Increasing borrowing costs will check the flow of money to speculators in the commodities market and rein in food prices, former central bank Governor Bimal Jalan said in parliament last month. The government, to augment monetary policy action, has persuaded steel and cement makers in the past week to cut prices and help slow inflation.
``More monetary tightening cannot be ruled out,’’ said Rajeev Malik, senior economist at JPMorgan Chase & Co. in Singapore. ``More measures are likely as inflation is expected to remain above the central bank’s target of 5.5 percent.’’
The central bank twice asked lenders to set aside more funds last month, raising the so-called cash reserve ratio to 8.25 percent, the highest since March 2001, from 7.5 percent. The Reserve Bank of India may raise the ratio for a third time this year to control inflation, according to six of nine economists surveyed by Bloomberg News on April 30.
India’s cement makers joined steel producers on May 14 in pledging to cut prices after Finance Minister Palaniappan Chidambaram said the government will take ``administrative action’’ against them for behaving like cartels.
Further Reduction
Chidambaram yesterday said there is significant scope for further reduction in cement prices. Steel Authority of India Ltd. and other Indian steelmakers on May 7 agreed to lower prices for a second time since April.

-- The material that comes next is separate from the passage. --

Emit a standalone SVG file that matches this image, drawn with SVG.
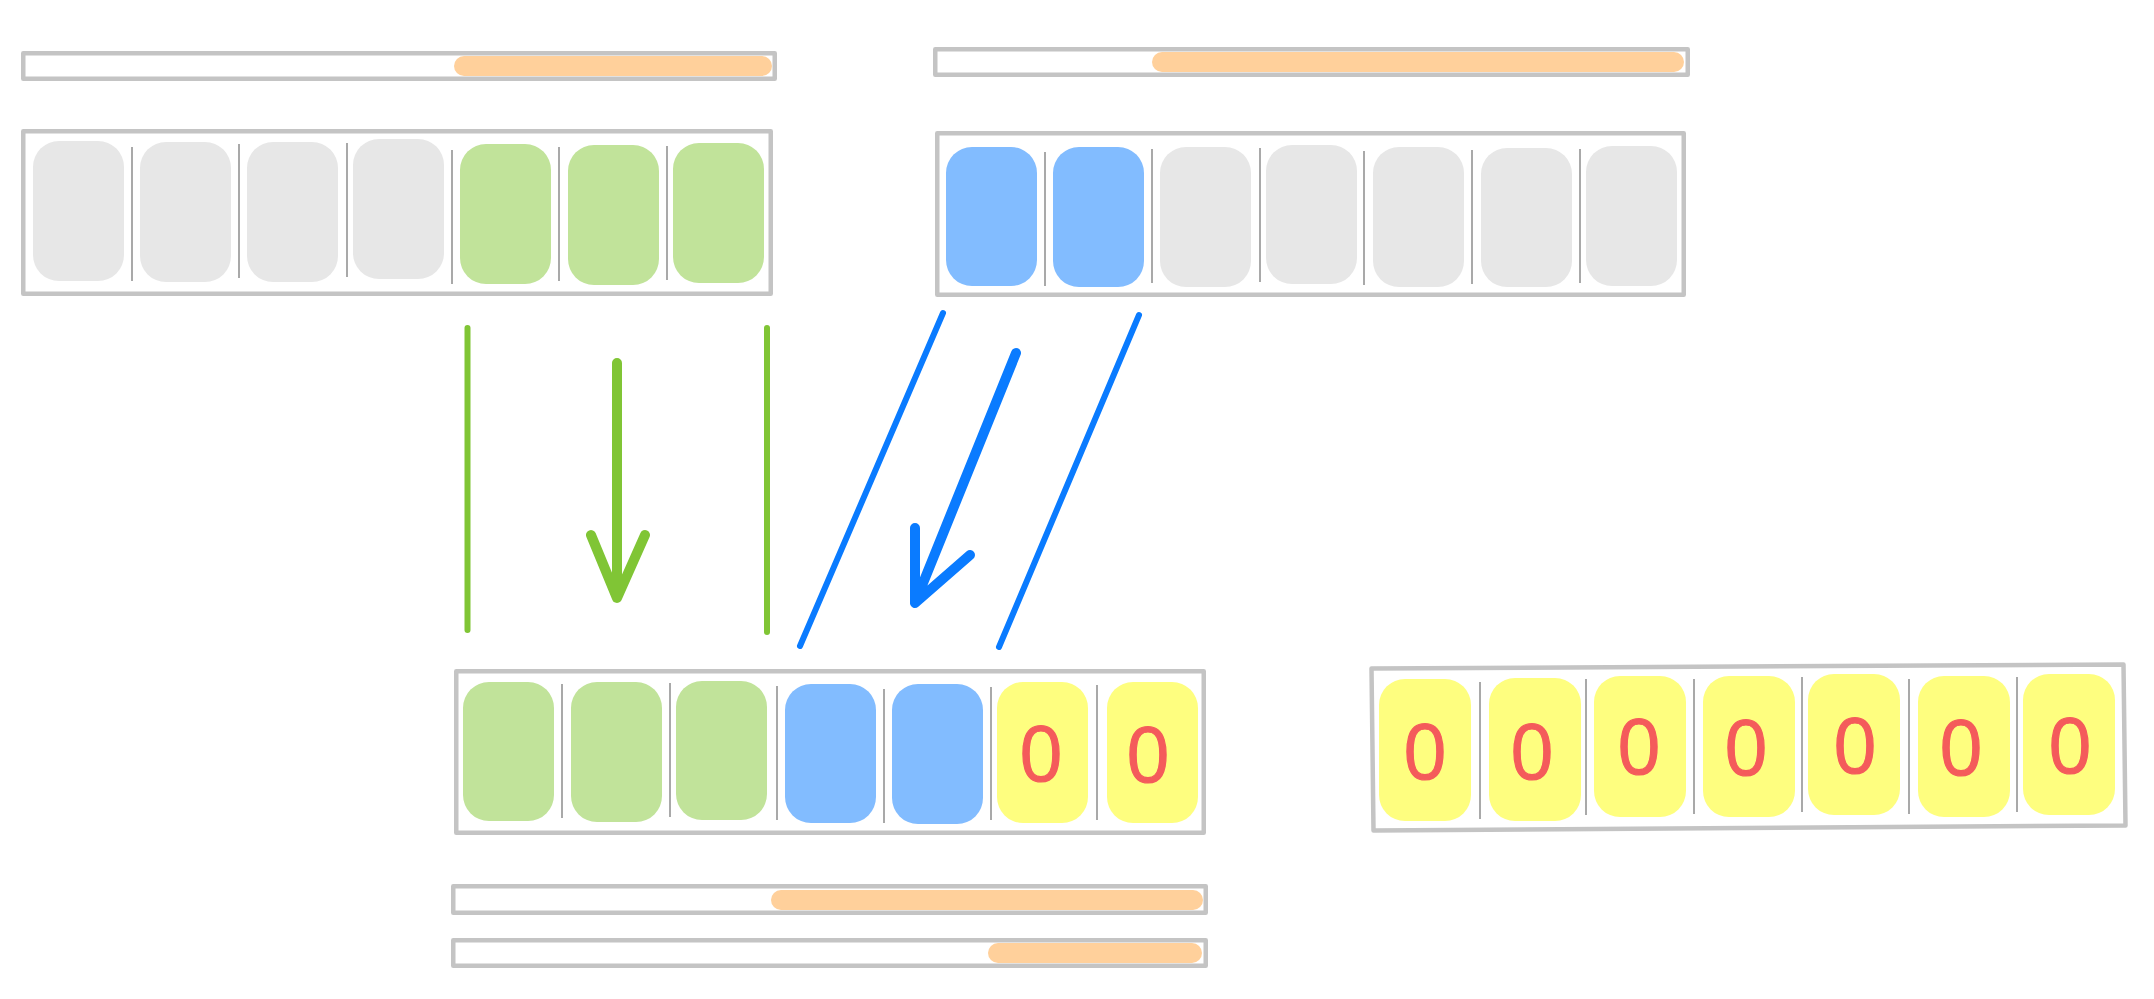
<svg xmlns="http://www.w3.org/2000/svg" width="2154" height="999" viewBox="0 0 2154 999">
<style>
.frame{fill:#fff;stroke:#c4c4c4;stroke-width:4.5;stroke-linejoin:round}
.pill{fill:#ffd09b}
.c{rx:26px;ry:26px}
.gy{fill:#e7e7e7}.gn{fill:#c1e39a}.bu{fill:#82bcff}.ye{fill:#fefe7f}
.dv{stroke:#a0a0a0;stroke-width:1.8}
.zero{font-family:"Open Sans","Noto Sans",sans-serif;font-size:77px;fill:#f45b5b;stroke:#f45b5b;stroke-width:1.2;text-anchor:middle}
.gl{stroke:#80c535;fill:none;stroke-linecap:round;stroke-linejoin:round}
.bl{stroke:#0a7bff;fill:none;stroke-linecap:round;stroke-linejoin:round}
</style>
<rect width="2154" height="999" fill="#fff"/>

<g id="bar-top-left">
<rect class="frame" x="23.25" y="53.25" width="751.5" height="25.5"/>
<rect class="pill" x="454" y="56" width="318" height="20" rx="10"/>
</g>

<g id="bar-top-right">
<rect class="frame" x="935.25" y="49.25" width="752.5" height="25.5"/>
<rect class="pill" x="1152" y="52" width="532" height="20" rx="10"/>
</g>

<g id="array-top-left">
<rect class="frame" x="23.25" y="131.25" width="747.5" height="162.5"/>
<rect class="c gy" x="33" y="141" width="91" height="140"/>
<rect class="c gy" x="140" y="142" width="91" height="140"/>
<rect class="c gy" x="247" y="142" width="91" height="140"/>
<rect class="c gy" x="353" y="139" width="91" height="140"/>
<rect class="c gn" x="460" y="144" width="91" height="140"/>
<rect class="c gn" x="568" y="145" width="91" height="140"/>
<rect class="c gn" x="673" y="143" width="91" height="140"/>
<path class="dv" d="M132 147V281M239 144V278M347 143V277M452 150V284M559 147V281M667 146V280"/>
</g>

<g id="array-top-right">
<rect class="frame" x="937.25" y="133.25" width="746.5" height="161.5"/>
<rect class="c bu" x="946" y="147" width="91" height="139"/>
<rect class="c bu" x="1053" y="147" width="91" height="140"/>
<rect class="c gy" x="1160" y="147" width="91" height="140"/>
<rect class="c gy" x="1266" y="145" width="91" height="139"/>
<rect class="c gy" x="1373" y="147" width="91" height="140"/>
<rect class="c gy" x="1481" y="148" width="91" height="139"/>
<rect class="c gy" x="1586" y="146" width="91" height="140"/>
<path class="dv" d="M1045 152V286M1152 149V283M1260 148V282M1364 151V285M1472 150V284M1580 149V283"/>
</g>

<g id="array-middle">
<rect class="frame" x="456.25" y="671.25" width="747.5" height="161.5"/>
<rect class="c gn" x="463" y="682" width="91" height="139"/>
<rect class="c gn" x="571" y="682" width="91" height="140"/>
<rect class="c gn" x="676" y="681" width="91" height="139"/>
<rect class="c bu" x="785" y="684" width="91" height="139"/>
<rect class="c bu" x="892" y="684" width="91" height="140"/>
<rect class="c ye" x="997" y="682" width="91" height="141"/>
<rect class="c ye" x="1107" y="682" width="91" height="141"/>
<path class="dv" d="M562 684V818M670 683V817M777 686V820M884 689V823M991 687V820M1097 685V820"/>
<text class="zero" x="1041" y="781">0</text>
<text class="zero" x="1148" y="782">0</text>
</g>

<g id="array-right">
<polygon class="frame" points="1371.5,668.5 2123.5,664.5 2125.5,825.5 1373.5,830.5"/>
<rect class="c ye" x="1379" y="679" width="92" height="142"/>
<rect class="c ye" x="1489" y="678" width="92" height="143"/>
<rect class="c ye" x="1594" y="676" width="92" height="141"/>
<rect class="c ye" x="1703" y="676" width="92" height="141"/>
<rect class="c ye" x="1808" y="674" width="92" height="141"/>
<rect class="c ye" x="1918" y="676" width="92" height="141"/>
<rect class="c ye" x="2023" y="674" width="92" height="141"/>
<path class="dv" d="M1480 682V819M1586 679V815M1694 679V814M1802 677V812M1909 679V814M2017 677V812"/>
<text class="zero" x="1425" y="779">0</text>
<text class="zero" x="1532" y="779">0</text>
<text class="zero" x="1639" y="774">0</text>
<text class="zero" x="1746" y="775">0</text>
<text class="zero" x="1855" y="773">0</text>
<text class="zero" x="1961" y="775">0</text>
<text class="zero" x="2070" y="773">0</text>
</g>

<g id="bar-bottom-1">
<rect class="frame" x="453.25" y="886.25" width="752.5" height="26.5"/>
<rect class="pill" x="771" y="890" width="432" height="20" rx="10"/>
</g>

<g id="bar-bottom-2">
<rect class="frame" x="453.25" y="940.25" width="752.5" height="25.5"/>
<rect class="pill" x="988" y="943" width="214" height="20" rx="10"/>
</g>

<g id="connectors">
<path class="gl" stroke-width="6" d="M467.5 328V630"/>
<path class="gl" stroke-width="6" d="M767 328V632"/>
<path class="gl" stroke-width="10" d="M617 363V598M591 535L617 598L645 535"/>
<path class="bl" stroke-width="6" d="M943 313L800 646"/>
<path class="bl" stroke-width="10" d="M1016 353L915 603M915 528V603L970 555"/>
<path class="bl" stroke-width="6" d="M1139 315L999 647"/>
</g>
</svg>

The Associated Chambers of Commerce and Industry, an Indian trade organization, says it expects the combination of steps taken by the government, central bank and companies to slow inflation to 6 percent in the next four to six weeks.
Prime Minister Manmohan Singh’s government has been stepping up measures to cool prices in Asia’s third-largest economy to improve his re-election chances in a vote that must be held before May 2009.
The government wants to bring inflation down to 4 percent, to protect consumers in a nation where the World Bank estimates half the 1.1 billion population live on less than $2 a day.
Edible Oils
Over the past two months, the government scrapped import duties on edible oils, steel products and banned the export of cement, pulses, rice, wheat and edible oil to contain prices.
Last week, under pressure from its communist allies, the government also banned futures trading in soybean oil, rubber, chick peas and potatoes to reduce speculation. It halted wheat and rice contracts last year and lentils in 2006.
Today’s inflation rate may be revised in two months when India’s government reviews the figures after receiving additional price data. The Commerce Ministry today increased the inflation rate for the week ended March 8 to 7.78 percent from 5.92 percent.